Chidushim B’Chinuch—Insights into Education
Twelfth of an Ongoing Series
Last week we explored Plato’s proposal for compulsory education, the goal of which is to develop in the child a balanced soul that reaches its potential. Plato called this ideal the Virtuous Soul, from the Greek term for excellence, virtue. But Plato did not stop there. He believed that a virtuous individual is a simulacrum of a virtuous society, and just as the soul needs all of its elements in harmony, so too, society needs all of its citizens living and working in consonance with each other.
The goal of compulsory education is thus both to create virtuous individuals and also to establish a virtuous society. With mandatory schooling, all children reach their potential (at least in theory) and build a harmonious society in which each individual finds his or her own place (yes, Plato was an early proponent of education for both men and women). The denizens of this commonwealth will also all be virtuous individuals themselves, being the best they can be, both as individuals and as integral parts of the whole.
It is remarkable again how much of Plato’s program is found in the philosophy of the Akiva School. When Rabbi Hartman founded Akiva over fifty years ago, he sought to create an educational institution that celebrated the individual within a cohesive whole. At Akiva, our curriculum is tailored to the needs of every student, providing a mixture of enrichment, support, and on-level learning that brings out the best in each of our children. Individualism at Akiva does not mean that we are creating lone wolves, rather, as in Plato’s paradigm, we are nurturing a society of individuals, each of whom contributes in his or her own way to our community, and will, one day, play an integral part in our larger civilization.
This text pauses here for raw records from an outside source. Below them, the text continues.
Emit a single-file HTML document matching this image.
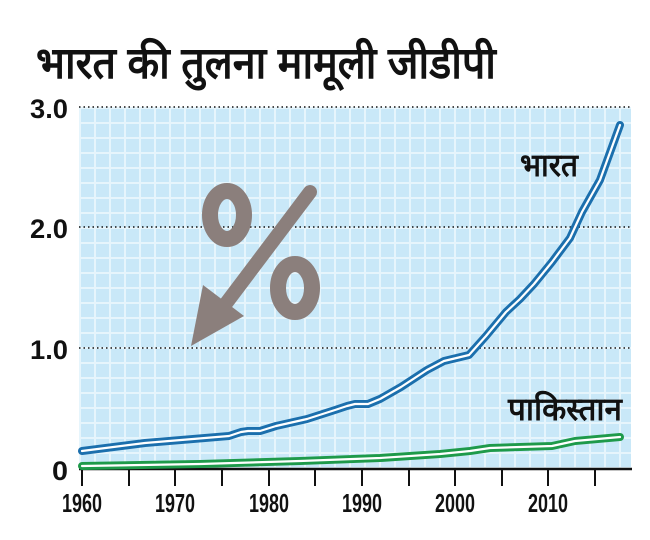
<!DOCTYPE html>
<html><head><meta charset="utf-8"><style>
html,body{margin:0;padding:0;background:#fff;width:650px;height:540px;overflow:hidden}
svg{display:block}
</style></head><body>
<svg width="650" height="540" viewBox="0 0 650 540" xmlns="http://www.w3.org/2000/svg" font-family="'Liberation Sans', sans-serif">
<defs>
<pattern id="g" x="79" y="107" width="15" height="15" patternUnits="userSpaceOnUse">
<rect width="15" height="15" fill="#c9e8f8"/>
<rect x="0" y="0" width="2" height="15" fill="#e6f5fc"/>
<rect x="0" y="0" width="15" height="2" fill="#e6f5fc"/>
</pattern>
</defs>
<text x="36" y="78" font-size="44" font-weight="bold" fill="#111" textLength="460" lengthAdjust="spacingAndGlyphs">भारत की तुलना मामूली जीडीपी</text>
<rect x="79" y="107" width="552" height="362" fill="url(#g)"/>
<g stroke="#111" stroke-width="1.6" stroke-dasharray="1.5 3">
<line x1="79" y1="107" x2="631" y2="107"/>
<line x1="79" y1="227" x2="631" y2="227"/>
<line x1="79" y1="348" x2="631" y2="348"/>
</g>
<g font-size="27" font-weight="bold" fill="#111" text-anchor="end">
<text x="68" y="118" textLength="38" lengthAdjust="spacingAndGlyphs">3.0</text>
<text x="68" y="238" textLength="38" lengthAdjust="spacingAndGlyphs">2.0</text>
<text x="68" y="359" textLength="38" lengthAdjust="spacingAndGlyphs">1.0</text>
<text x="68" y="480" textLength="16" lengthAdjust="spacingAndGlyphs">0</text>
</g>
<g fill="none" stroke="#8b7f7c">
<ellipse cx="227" cy="215" rx="17" ry="24" stroke-width="16"/>
<ellipse cx="295" cy="288" rx="17" ry="24" stroke-width="16"/>
<line x1="310" y1="192" x2="212" y2="322" stroke-width="14" stroke-linecap="round"/>
</g>
<polygon points="191,346 203,285 244,316" fill="#8b7f7c"/>
<line x1="79" y1="469" x2="632" y2="469" stroke="#111" stroke-width="2.5"/>
<g stroke="#111" stroke-width="2">
<line x1="82" y1="469" x2="82" y2="486"/><line x1="129" y1="469" x2="129" y2="486"/>
<line x1="175" y1="469" x2="175" y2="486"/><line x1="222" y1="469" x2="222" y2="486"/>
<line x1="269" y1="469" x2="269" y2="486"/><line x1="315" y1="469" x2="315" y2="486"/>
<line x1="362" y1="469" x2="362" y2="486"/><line x1="409" y1="469" x2="409" y2="486"/>
<line x1="455" y1="469" x2="455" y2="486"/><line x1="502" y1="469" x2="502" y2="486"/>
<line x1="548" y1="469" x2="548" y2="486"/><line x1="595" y1="469" x2="595" y2="486"/>
</g>
<g font-size="26" font-weight="bold" fill="#111" text-anchor="middle">
<text x="82" y="512" textLength="40" lengthAdjust="spacingAndGlyphs">1960</text>
<text x="175" y="512" textLength="40" lengthAdjust="spacingAndGlyphs">1970</text>
<text x="269" y="512" textLength="40" lengthAdjust="spacingAndGlyphs">1980</text>
<text x="362" y="512" textLength="40" lengthAdjust="spacingAndGlyphs">1990</text>
<text x="455" y="512" textLength="40" lengthAdjust="spacingAndGlyphs">2000</text>
<text x="548" y="512" textLength="40" lengthAdjust="spacingAndGlyphs">2010</text>
</g>
<g fill="none" stroke-linejoin="round" stroke-linecap="round">
<path d="M82,451 L145,443 L229,436 L241,432 L248,431 L260,431 L276,426 L307,419 L335,410 L347,406 L355,404 L368,404 L380,399 L401,387 L427,370 L444,361 L469,355 L486,336 L506,312 L520,299 L534,284 L552,262 L570,238 L582,212 L600,180 L620,125" stroke="#1b6fad" stroke-width="8"/>
<path d="M82,451 L145,443 L229,436 L241,432 L248,431 L260,431 L276,426 L307,419 L335,410 L347,406 L355,404 L368,404 L380,399 L401,387 L427,370 L444,361 L469,355 L486,336 L506,312 L520,299 L534,284 L552,262 L570,238 L582,212 L600,180 L620,125" stroke="#fff" stroke-width="2.2"/>
<path d="M82,466 L200,464 L300,461 L380,458 L440,454 L470,451 L490,448 L520,447 L552,446 L575,441 L620,437" stroke="#1e9a4a" stroke-width="8"/>
<path d="M82,466 L200,464 L300,461 L380,458 L440,454 L470,451 L490,448 L520,447 L552,446 L575,441 L620,437" stroke="#fff" stroke-width="2.2"/>
</g>
<text x="520" y="176" font-size="32" font-weight="bold" fill="#111" textLength="58" lengthAdjust="spacingAndGlyphs">भारत</text>
<text x="508" y="420" font-size="32" font-weight="bold" fill="#111" textLength="114" lengthAdjust="spacingAndGlyphs">पाकिस्तान</text>
</svg>
</body></html>
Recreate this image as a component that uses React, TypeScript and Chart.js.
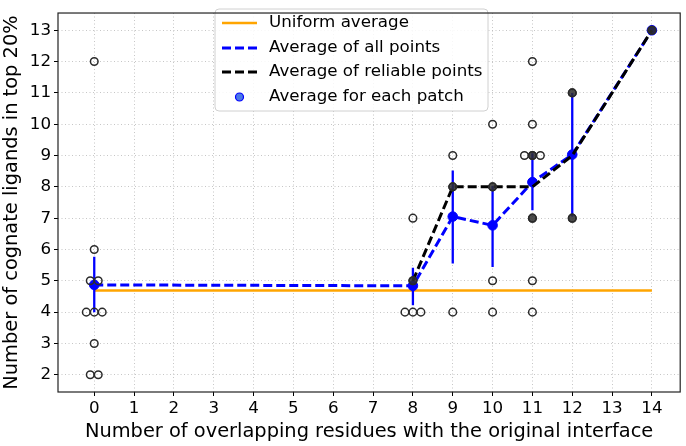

Returning to the question, “Why do I have to go to school?” we can say, following Plato, that one of the answers is “…to inculcate in students the shared values we need to create a virtuous and just society.” This was also the aim of another compulsory educational system in antiquity, the network of Jewish schools established by Rabbi Joshua ben Gamla.
Jewish and gentile sources alike pair the first-century rabbinic sage Joshua ben Gamla with Plato as the pioneers of universal education. The Talmud (Bava Batra 21a) tells the story of how compulsory schooling was established. Initially, the Talmud explains, everyone was home-schooled, which meant that only children of parents who were learned were granted an education. To remedy this situation, a central academy was established in Jerusalem, but this only opened education further to children whose parents were able or willing to make the trek to the holy city. The Gemara relates that “this state of affairs continued until Joshua ben Gamla came and instituted an ordinance that schoolhouses should be established in each province and in every town, and they would bring the children in to learn at the age of six and at the age of seven.” Through the effort and innovation of Rabbi Joshua, universal education was established in much the same form we find it today, beginning in elementary school and continuing through young adulthood and beyond.
The curriculum of Rabbi Joshua’s schools corresponds to the coursework prescribed by Plato, namely, an education for the soul and the moral education necessary to participate in an honest and upright society. For Rabbi Joshua and his colleagues, this holistic syllabus was called Torah. Torah encompasses the religious and ethical teachings of the Bible and the rabbinic tradition. Torah teaches how to solve interpersonal disputes fairly and equitably, instructs how to treat the underprivileged and indigent, and how to live in a good and Godly fashion. Rabbi Akiva, Rabbi Joshua’s colleague and contemporary (and namesake of The Akiva School) famously summarized the curriculum which, like Plato’s, nourished the individual soul as well as society at large: “Love your neighbour as yourself,” Rabbi Akiva said, for “this is the fundamental principle of Torah.”
Our rabbis had in common with Plato the belief that virtue is tied to knowledge. Plato learned this from his teacher, Socretes; our rabbis traced this teaching to Hillel, who said, “an uneducated person cannot be pious.” (Pirkei Avot 2:5) Thus, to the question “Why do I have to go to school?” the fathers of Classical and rabbinic education would have answered, “to gain the knowledge I need to be a virtuous person in a virtuous society.”